The arts collective had two installations in Saturday’s White Night Ballarat – one projected onto the former Bank of New South Wales on Lydiard Street South and another, blackface (real face) on the south end of Lydiard Street.
Marks, a Kurnia Gunnai man, and Pitcha Makin Fella and Gunditjamarra elder Uncle Ted Laxton watched More Than 1 Nation from the former Post Office Building.
“It’s absolutely fabulous. It’s the only way you can describe it, it’s fabulous,” Uncle Ted said.
Uncle Ted said people were transfixed by the projection – the product of months of work.
More Than 1 Nation celebrates the many Aboriginal nations, as well as the multicultural make up of Ballarat.
“The country is still the same, the country hasn’t changed, we haven’t changed.

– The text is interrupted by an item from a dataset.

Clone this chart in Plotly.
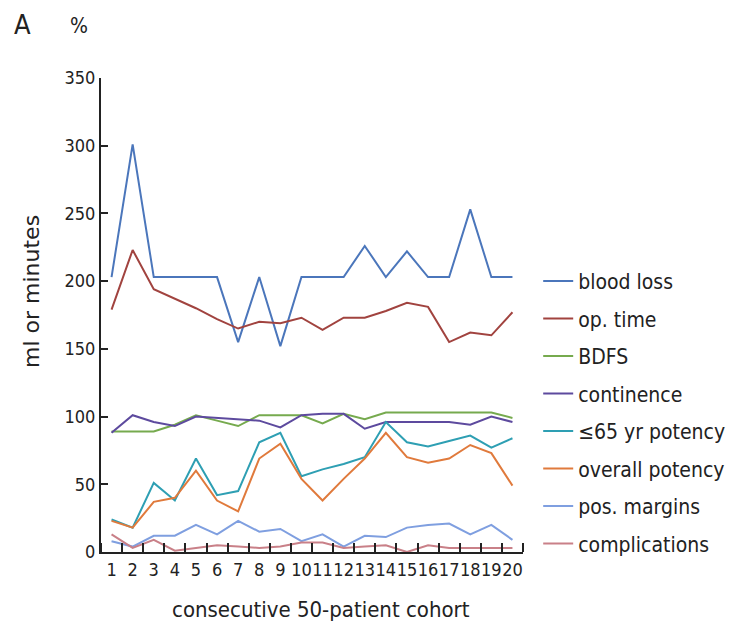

“Europeans have changed everything on us. We are more than one nation, we will remain more than one nation – we are a lot of little nations.”
Painter and Gunditjamarra man Peter Clarke said the two Pitcha Makin Fellas artworks were “deadly”.
“It’s taken a long time but it’s really important to see this.
“I’m an employment consultant at Saint Lawrence at Armstrong Street and I deal with a lot of different colours of brothers and sisters.
“At the end of the day, more than one nation, I’m covered in black but I’m colour blind.”